Extracted data>

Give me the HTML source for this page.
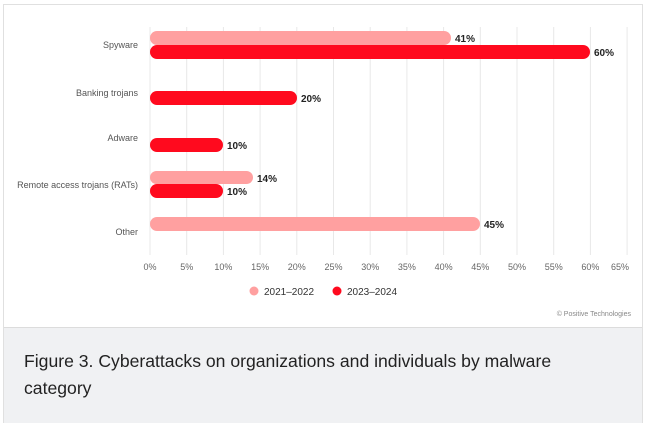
<!DOCTYPE html>
<html><head><style>
body{margin:0;width:646px;height:428px;background:#fff;font-family:"Liberation Sans",sans-serif;position:relative;overflow:hidden}
.box{position:absolute;left:3px;top:4px;width:638px;height:417px;border:1px solid #e0e0e0}
.cap{position:absolute;left:4px;top:327px;width:638px;height:95px;background:#f0f1f3;border-top:1px solid #dcdcdc}
.cap div{position:absolute;left:20px;top:20px;font-size:17.6px;line-height:27px;color:#222;white-space:nowrap}
</style></head><body>
<div class="box"></div>
<div class="cap"><div>Figure 3. Cyberattacks on organizations and individuals by malware<br>category</div></div>
<svg width="646" height="428" style="position:absolute;left:0;top:0" font-family="Liberation Sans, sans-serif">
<g stroke="#e8e8e8" stroke-width="1">
<line x1="150" y1="27" x2="150" y2="255"/><line x1="186.7" y1="27" x2="186.7" y2="255"/><line x1="223.4" y1="27" x2="223.4" y2="255"/><line x1="260.1" y1="27" x2="260.1" y2="255"/><line x1="296.8" y1="27" x2="296.8" y2="255"/><line x1="333.5" y1="27" x2="333.5" y2="255"/><line x1="370.2" y1="27" x2="370.2" y2="255"/><line x1="406.9" y1="27" x2="406.9" y2="255"/><line x1="443.6" y1="27" x2="443.6" y2="255"/><line x1="480.3" y1="27" x2="480.3" y2="255"/><line x1="517" y1="27" x2="517" y2="255"/><line x1="553.7" y1="27" x2="553.7" y2="255"/><line x1="590.4" y1="27" x2="590.4" y2="255"/><line x1="627.1" y1="27" x2="627.1" y2="255"/>
</g>
<g font-size="9" fill="#666" text-anchor="middle">
<text x="150" y="270">0%</text><text x="186.7" y="270">5%</text><text x="223.4" y="270">10%</text><text x="260.1" y="270">15%</text><text x="296.8" y="270">20%</text><text x="333.5" y="270">25%</text><text x="370.2" y="270">30%</text><text x="406.9" y="270">35%</text><text x="443.6" y="270">40%</text><text x="480.3" y="270">45%</text><text x="517" y="270">50%</text><text x="553.7" y="270">55%</text><text x="590.4" y="270">60%</text><text x="620" y="270">65%</text>
</g>
<g font-size="9" fill="#555" text-anchor="end">
<text x="138" y="48">Spyware</text><text x="138" y="96">Banking trojans</text><text x="138" y="141">Adware</text><text x="138" y="188">Remote access trojans (RATs)</text><text x="138" y="235">Other</text>
</g>
<g>
<rect x="150" y="31" width="301" height="14" rx="7" fill="#ffa0a0"/>
<rect x="150" y="45" width="440" height="14" rx="7" fill="#ff0a1e"/>
<rect x="150" y="91" width="147" height="14" rx="7" fill="#ff0a1e"/>
<rect x="150" y="138" width="73" height="14" rx="7" fill="#ff0a1e"/>
<rect x="150" y="171" width="103" height="13" rx="6.5" fill="#ffa0a0"/>
<rect x="150" y="184" width="73" height="14" rx="7" fill="#ff0a1e"/>
<rect x="150" y="217" width="330" height="14" rx="7" fill="#ffa0a0"/>
</g>
<g font-size="10" font-weight="bold" fill="#222">
<text x="455" y="42">41%</text><text x="594" y="56">60%</text><text x="301" y="102">20%</text><text x="227" y="149">10%</text><text x="257" y="182">14%</text><text x="227" y="195">10%</text><text x="484" y="228">45%</text>
</g>
<circle cx="254" cy="291" r="4.5" fill="#ffa0a0"/><text x="264" y="295" font-size="10" fill="#333">2021–2022</text>
<circle cx="337" cy="291" r="4.5" fill="#ff0a1e"/><text x="347" y="295" font-size="10" fill="#333">2023–2024</text>
<text x="631" y="316" font-size="7" fill="#888" text-anchor="end">© Positive Technologies</text>
</svg>
</body></html>
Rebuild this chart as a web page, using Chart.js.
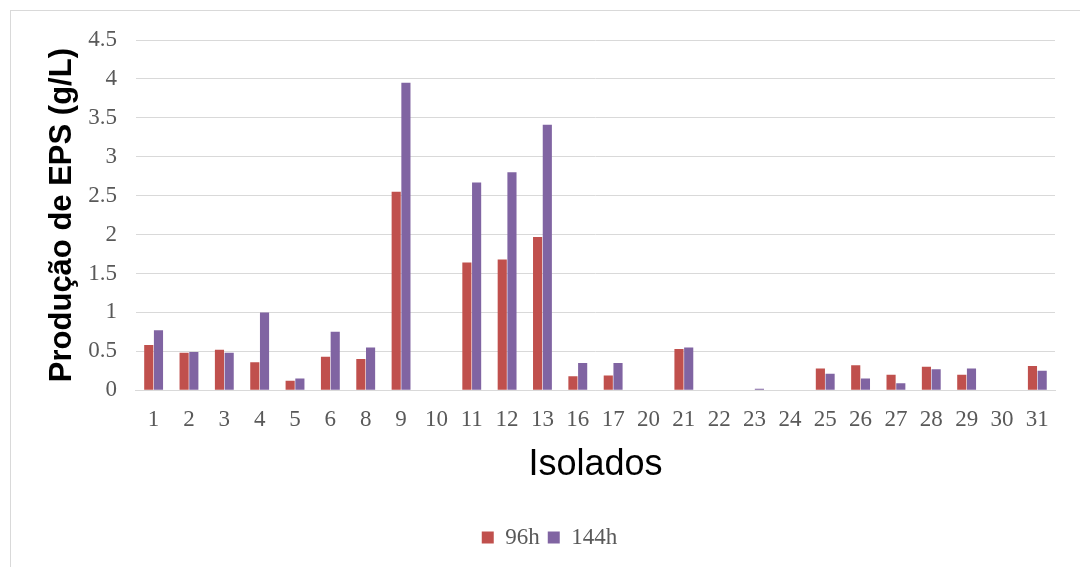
<!DOCTYPE html>
<html>
<head>
<meta charset="utf-8">
<script src="https://cdn.jsdelivr.net/npm/chart.js@4"></script>
<style>
  html, body { margin: 0; padding: 0; background: #fff; }
  #wrap { width: 1080px; height: 567px; position: relative; }
</style>
</head>
<body>
<div id="wrap"><canvas id="grafico"></canvas></div>
<script>
// Isolados e produção de EPS (g/L)
const isolados = ['1', '2', '3', '4', '5', '6', '8', '9', '10', '11', '12', '13', '16', '17', '20', '21', '22', '23', '24', '25', '26', '27', '28', '29', '30', '31'];
const eps96h = [0.58, 0.48, 0.52, 0.36, 0.12, 0.43, 0.40, 2.55, 0, 1.64, 1.68, 1.97, 0.18, 0.19, 0, 0.53, 0, 0, 0, 0.28, 0.32, 0.20, 0.30, 0.20, 0, 0.31];
const eps144h = [0.77, 0.49, 0.48, 1.00, 0.15, 0.75, 0.55, 3.95, 0, 2.67, 2.80, 3.41, 0.35, 0.35, 0, 0.55, 0, 0.02, 0, 0.21, 0.15, 0.09, 0.27, 0.28, 0, 0.25];

const corTexto = '#595959';
const corGrade = '#d9d9d9';

// Moldura cinza clara em volta do gráfico
const moldura = {
    id: 'moldura',
    beforeDraw(chart) {
        const ctx = chart.ctx;
        ctx.save();
        ctx.fillStyle = '#fff';
        ctx.fillRect(0, 0, chart.width, chart.height);
        ctx.strokeStyle = '#d9d9d9';
        ctx.lineWidth = 1;
        ctx.strokeRect(10.5, 10.5, chart.width + 20, chart.height + 20);
        ctx.restore();
    }
};

new Chart(document.getElementById('grafico'), {
    type: 'bar',
    data: {
        labels: isolados,
        datasets: [
            { label: '96h', data: eps96h, backgroundColor: '#C0504D', categoryPercentage: 0.55, barPercentage: 0.94 },
            { label: '144h', data: eps144h, backgroundColor: '#8064A2', categoryPercentage: 0.55, barPercentage: 0.94 }
        ]
    },
    options: {
        responsive: true,
        maintainAspectRatio: false,
        animation: false,
        layout: { padding: { top: 40, left: 44, right: 25, bottom: 8 } },
        plugins: {
            legend: {
                position: 'bottom',
                labels: {
                    boxWidth: 12, boxHeight: 12, padding: 8,
                    color: corTexto,
                    font: { family: 'Liberation Serif', size: 23 }
                }
            },
            tooltip: { enabled: false }
        },
        scales: {
            x: {
                grid: { display: false },
                border: { color: corGrade },
                ticks: { color: corTexto, font: { family: 'Liberation Serif', size: 23 }, padding: 8 },
                title: {
                    display: true, text: 'Isolados', color: '#000',
                    font: { family: 'Liberation Sans', size: 36 },
                    padding: { top: 2, bottom: 31 }
                }
            },
            y: {
                min: 0, max: 4.5,
                grid: { color: corGrade, drawTicks: false },
                border: { display: false },
                ticks: {
                    stepSize: 0.5, color: corTexto, padding: 19,
                    font: { family: 'Liberation Serif', size: 23 },
                    callback: v => String(v)
                },
                title: {
                    display: true, text: 'Produção de EPS (g/L)', color: '#000',
                    font: { family: 'Liberation Sans', size: 31, weight: 'bold' },
                    padding: { top: 0, bottom: -12 }
                }
            }
        }
    },
    plugins: [moldura]
});
</script>
</body>
</html>
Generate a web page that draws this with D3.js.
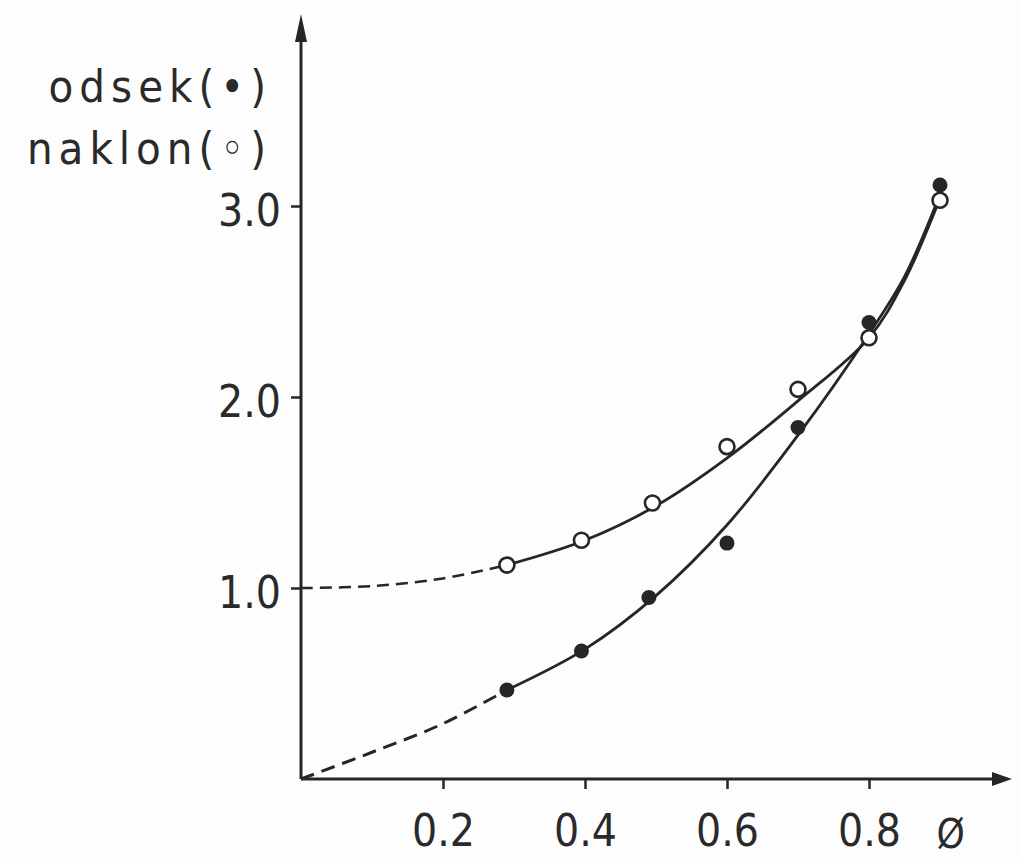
<!DOCTYPE html>
<html>
<head>
<meta charset="utf-8">
<script src="https://cdn.jsdelivr.net/npm/d3@7/dist/d3.min.js"></script>
<style>
  html, body { margin: 0; padding: 0; background: #fdfdfd; }
  svg { display: block; }
  text { font-family: "DejaVu Sans", sans-serif; font-stretch: condensed; fill: #2a2a2a; }
</style>
</head>
<body>
<div id="chart"></div>
<script>
// measured points
const phi = [0.29, 0.395, 0.495, 0.6, 0.7, 0.8, 0.9];
const naklon = [1.12, 1.25, 1.445, 1.74, 2.04, 2.31, 3.03];
const odsekPhi = [0.29, 0.395, 0.49, 0.6, 0.7, 0.8, 0.9];
const odsek = [0.466, 0.67, 0.95, 1.235, 1.84, 2.39, 3.11];

// hand-drawn fitted curves
const naklonFitX = [0.29, 0.4, 0.5, 0.6, 0.7, 0.8, 0.85, 0.9];
const naklonFitY = [1.12, 1.25, 1.43, 1.68, 1.98, 2.31, 2.61, 3.04];
const naklonExtX = [0, 0.1, 0.2, 0.29];
const naklonExtY = [1.0, 1.01, 1.05, 1.12];
const odsekFitX = [0.29, 0.4, 0.5, 0.6, 0.7, 0.8, 0.85, 0.9];
const odsekFitY = [0.466, 0.68, 0.96, 1.33, 1.8, 2.33, 2.63, 3.06];
const odsekExtX = [0, 0.1, 0.2, 0.29];
const odsekExtY = [0, 0.14, 0.29, 0.466];

const xTicks = [0.2, 0.4, 0.6, 0.8];
const yTicks = [1, 2, 3];
const legendLines = ['odsek(•)', 'naklon(◦)'];

const W = 1021, H = 862;
const ink = '#262626';

const x = d3.scaleLinear().domain([0, 1]).range([301, 1011]);
const y = d3.scaleLinear().domain([0, 3]).range([779, 206]);

const svg = d3.select('#chart').append('svg')
  .attr('width', W).attr('height', H);

// axes lines with arrows
svg.append('line')
  .attr('x1', x(0)).attr('x2', 998)
  .attr('y1', y(0)).attr('y2', y(0))
  .attr('stroke', ink).attr('stroke-width', 3);
svg.append('path')
  .attr('d', `M1012,${y(0)} L992,${y(0) - 7} L992,${y(0) + 7} Z`)
  .attr('fill', ink);
svg.append('line')
  .attr('x1', x(0)).attr('x2', x(0))
  .attr('y1', y(0)).attr('y2', 30)
  .attr('stroke', ink).attr('stroke-width', 3);
svg.append('path')
  .attr('d', `M${x(0)},14 L${x(0) - 6},42 L${x(0) + 6},42 Z`)
  .attr('fill', ink);

// ticks
const xAxisG = svg.append('g').attr('transform', `translate(0,${y(0)})`)
  .call(d3.axisBottom(x).tickValues(xTicks).tickSize(10).tickPadding(26).tickFormat(d3.format('.1f')));
const yAxisG = svg.append('g').attr('transform', `translate(${x(0)},0)`)
  .call(d3.axisLeft(y).tickValues(yTicks).tickSize(10).tickPadding(10).tickFormat(d3.format('.1f')));
[xAxisG, yAxisG].forEach((ax) => {
  ax.select('.domain').remove();
  ax.selectAll('line').attr('stroke', ink).attr('stroke-width', 2.5);
  ax.selectAll('text').attr('fill', ink).attr('font-size', 44)
    .attr('font-family', '"DejaVu Sans", sans-serif').style('font-stretch', 'condensed');
});
yAxisG.selectAll('text').attr('dy', '0.45em');

svg.append('text')
  .attr('x', x(0.915)).attr('y', 848)
  .attr('font-size', 40).attr('text-anchor', 'middle')
  .text('Ø');

// legend
svg.selectAll('.legend').data(legendLines).join('text')
  .attr('class', 'legend')
  .attr('x', 272).attr('y', (d, i) => 102 + i * 62)
  .attr('text-anchor', 'end')
  .attr('font-size', 45)
  .attr('letter-spacing', 6)
  .text((d) => d);

// curves
const line = d3.line().x((d) => x(d[0])).y((d) => y(d[1])).curve(d3.curveCatmullRom.alpha(0.5));
const zip = (a, b) => a.map((v, i) => [v, b[i]]);

svg.append('path').datum(zip(naklonExtX, naklonExtY))
  .attr('d', line).attr('fill', 'none').attr('stroke', ink)
  .attr('stroke-width', 2.5).attr('stroke-dasharray', '12 7');
svg.append('path').datum(zip(odsekExtX, odsekExtY))
  .attr('d', line).attr('fill', 'none').attr('stroke', ink)
  .attr('stroke-width', 3).attr('stroke-dasharray', '14 8');
svg.append('path').datum(zip(naklonFitX, naklonFitY))
  .attr('d', line).attr('fill', 'none').attr('stroke', ink).attr('stroke-width', 2.8);
svg.append('path').datum(zip(odsekFitX, odsekFitY))
  .attr('d', line).attr('fill', 'none').attr('stroke', ink).attr('stroke-width', 2.8);

// points
svg.selectAll('.open').data(zip(phi, naklon)).join('circle')
  .attr('class', 'open')
  .attr('cx', (d) => x(d[0])).attr('cy', (d) => y(d[1]))
  .attr('r', 7.5).attr('fill', '#fdfdfd').attr('stroke', ink).attr('stroke-width', 2.6);
svg.selectAll('.filled').data(zip(odsekPhi, odsek)).join('circle')
  .attr('class', 'filled')
  .attr('cx', (d) => x(d[0])).attr('cy', (d) => y(d[1]))
  .attr('r', 7.5).attr('fill', ink);
</script>
</body>
</html>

Do this>
Check the data for the word "page" and pull out the lines that have it.

Response to the exercise>
Give me the HTML source for this page.
Rebuild this chart as a web page, using Chart.js.
Generate a web page that draws this with D3.js.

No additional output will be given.